[start of Data excerpt]
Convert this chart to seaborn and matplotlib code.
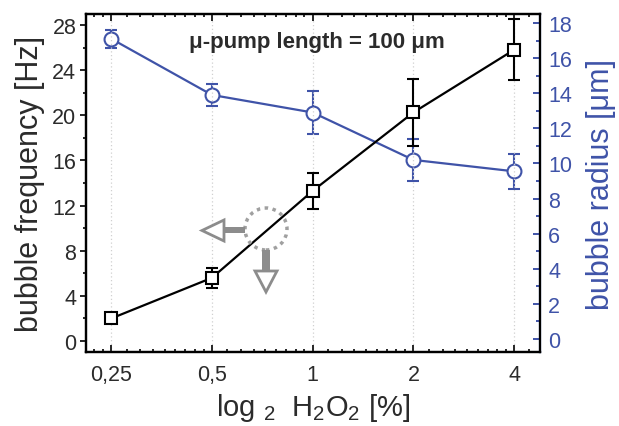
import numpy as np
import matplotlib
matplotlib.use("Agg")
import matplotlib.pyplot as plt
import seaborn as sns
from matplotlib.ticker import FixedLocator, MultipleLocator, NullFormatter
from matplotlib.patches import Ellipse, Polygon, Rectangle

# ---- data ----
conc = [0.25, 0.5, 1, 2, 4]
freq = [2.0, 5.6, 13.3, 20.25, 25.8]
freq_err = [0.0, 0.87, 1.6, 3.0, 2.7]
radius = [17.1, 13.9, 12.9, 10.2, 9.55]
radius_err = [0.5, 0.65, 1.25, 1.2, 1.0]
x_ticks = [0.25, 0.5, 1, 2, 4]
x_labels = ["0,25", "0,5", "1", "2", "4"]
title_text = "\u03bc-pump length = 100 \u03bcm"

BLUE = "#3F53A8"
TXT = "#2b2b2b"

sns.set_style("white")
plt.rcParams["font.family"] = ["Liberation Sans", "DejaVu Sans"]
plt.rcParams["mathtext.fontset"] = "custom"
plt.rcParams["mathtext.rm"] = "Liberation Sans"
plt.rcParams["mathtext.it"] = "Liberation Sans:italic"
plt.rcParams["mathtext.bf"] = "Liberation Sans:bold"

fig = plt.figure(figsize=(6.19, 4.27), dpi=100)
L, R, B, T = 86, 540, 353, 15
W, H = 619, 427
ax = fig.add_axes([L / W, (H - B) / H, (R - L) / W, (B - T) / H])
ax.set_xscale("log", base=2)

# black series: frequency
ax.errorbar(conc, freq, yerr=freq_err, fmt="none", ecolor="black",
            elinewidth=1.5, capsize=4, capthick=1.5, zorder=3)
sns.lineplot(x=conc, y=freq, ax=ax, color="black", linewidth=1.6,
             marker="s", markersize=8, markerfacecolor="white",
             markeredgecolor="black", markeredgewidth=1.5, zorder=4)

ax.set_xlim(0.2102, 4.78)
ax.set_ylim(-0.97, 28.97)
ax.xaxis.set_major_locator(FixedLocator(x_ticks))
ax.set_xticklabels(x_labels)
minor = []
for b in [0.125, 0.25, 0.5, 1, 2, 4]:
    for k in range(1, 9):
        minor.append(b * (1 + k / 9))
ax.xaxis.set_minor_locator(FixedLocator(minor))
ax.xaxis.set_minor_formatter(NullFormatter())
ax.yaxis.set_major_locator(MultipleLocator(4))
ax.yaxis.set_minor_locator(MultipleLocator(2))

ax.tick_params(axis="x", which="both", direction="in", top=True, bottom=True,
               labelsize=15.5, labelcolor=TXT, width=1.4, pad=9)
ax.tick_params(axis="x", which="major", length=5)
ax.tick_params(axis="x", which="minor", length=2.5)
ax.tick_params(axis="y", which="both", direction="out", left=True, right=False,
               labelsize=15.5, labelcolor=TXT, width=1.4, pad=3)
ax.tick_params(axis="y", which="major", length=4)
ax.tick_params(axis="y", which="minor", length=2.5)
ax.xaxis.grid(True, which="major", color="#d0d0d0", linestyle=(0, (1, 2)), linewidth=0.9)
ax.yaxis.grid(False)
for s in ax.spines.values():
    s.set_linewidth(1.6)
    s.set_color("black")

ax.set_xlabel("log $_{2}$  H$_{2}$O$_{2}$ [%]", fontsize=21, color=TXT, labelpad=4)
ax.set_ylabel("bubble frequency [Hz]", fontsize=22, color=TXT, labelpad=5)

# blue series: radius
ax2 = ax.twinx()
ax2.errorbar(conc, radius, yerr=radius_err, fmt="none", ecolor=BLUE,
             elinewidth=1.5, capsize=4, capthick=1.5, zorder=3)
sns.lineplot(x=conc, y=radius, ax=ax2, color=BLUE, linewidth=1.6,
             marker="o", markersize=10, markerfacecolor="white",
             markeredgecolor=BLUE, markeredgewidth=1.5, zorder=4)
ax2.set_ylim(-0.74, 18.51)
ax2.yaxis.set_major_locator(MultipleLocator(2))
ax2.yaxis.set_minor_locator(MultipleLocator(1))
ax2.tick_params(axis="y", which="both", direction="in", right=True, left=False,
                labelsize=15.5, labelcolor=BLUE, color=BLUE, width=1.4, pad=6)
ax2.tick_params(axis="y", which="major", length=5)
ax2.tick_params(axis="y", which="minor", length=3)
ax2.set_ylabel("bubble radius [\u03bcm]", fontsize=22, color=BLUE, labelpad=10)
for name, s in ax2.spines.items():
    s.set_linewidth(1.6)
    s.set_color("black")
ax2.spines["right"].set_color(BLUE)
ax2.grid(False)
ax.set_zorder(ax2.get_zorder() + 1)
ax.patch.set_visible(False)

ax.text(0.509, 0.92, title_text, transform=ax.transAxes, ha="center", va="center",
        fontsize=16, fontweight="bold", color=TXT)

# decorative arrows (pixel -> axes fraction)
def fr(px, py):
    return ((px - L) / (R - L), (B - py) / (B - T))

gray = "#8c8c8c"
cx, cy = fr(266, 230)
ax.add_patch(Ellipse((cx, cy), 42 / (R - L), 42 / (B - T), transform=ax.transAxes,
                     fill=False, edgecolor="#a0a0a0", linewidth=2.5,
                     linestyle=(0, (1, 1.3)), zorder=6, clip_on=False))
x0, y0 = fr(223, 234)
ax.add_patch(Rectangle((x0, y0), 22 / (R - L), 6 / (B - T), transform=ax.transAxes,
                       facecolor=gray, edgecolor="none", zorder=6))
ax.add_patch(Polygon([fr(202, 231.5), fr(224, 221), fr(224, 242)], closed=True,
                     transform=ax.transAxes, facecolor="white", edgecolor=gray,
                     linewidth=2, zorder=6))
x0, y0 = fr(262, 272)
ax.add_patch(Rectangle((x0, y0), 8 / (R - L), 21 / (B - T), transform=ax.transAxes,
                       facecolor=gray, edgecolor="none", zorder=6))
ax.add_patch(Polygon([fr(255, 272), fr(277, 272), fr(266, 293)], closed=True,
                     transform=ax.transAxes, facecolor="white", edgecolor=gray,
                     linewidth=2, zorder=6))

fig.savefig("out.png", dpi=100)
[end of Data excerpt]
- Task prompt
Spot every line that holds "matplotlib" and copy it.

- Response for this exercise
Convert this chart to seaborn and matplotlib code.
import matplotlib
matplotlib.use("Agg")
import matplotlib.pyplot as plt
from matplotlib.ticker import FixedLocator, MultipleLocator, NullFormatter
from matplotlib.patches import Ellipse, Polygon, Rectangle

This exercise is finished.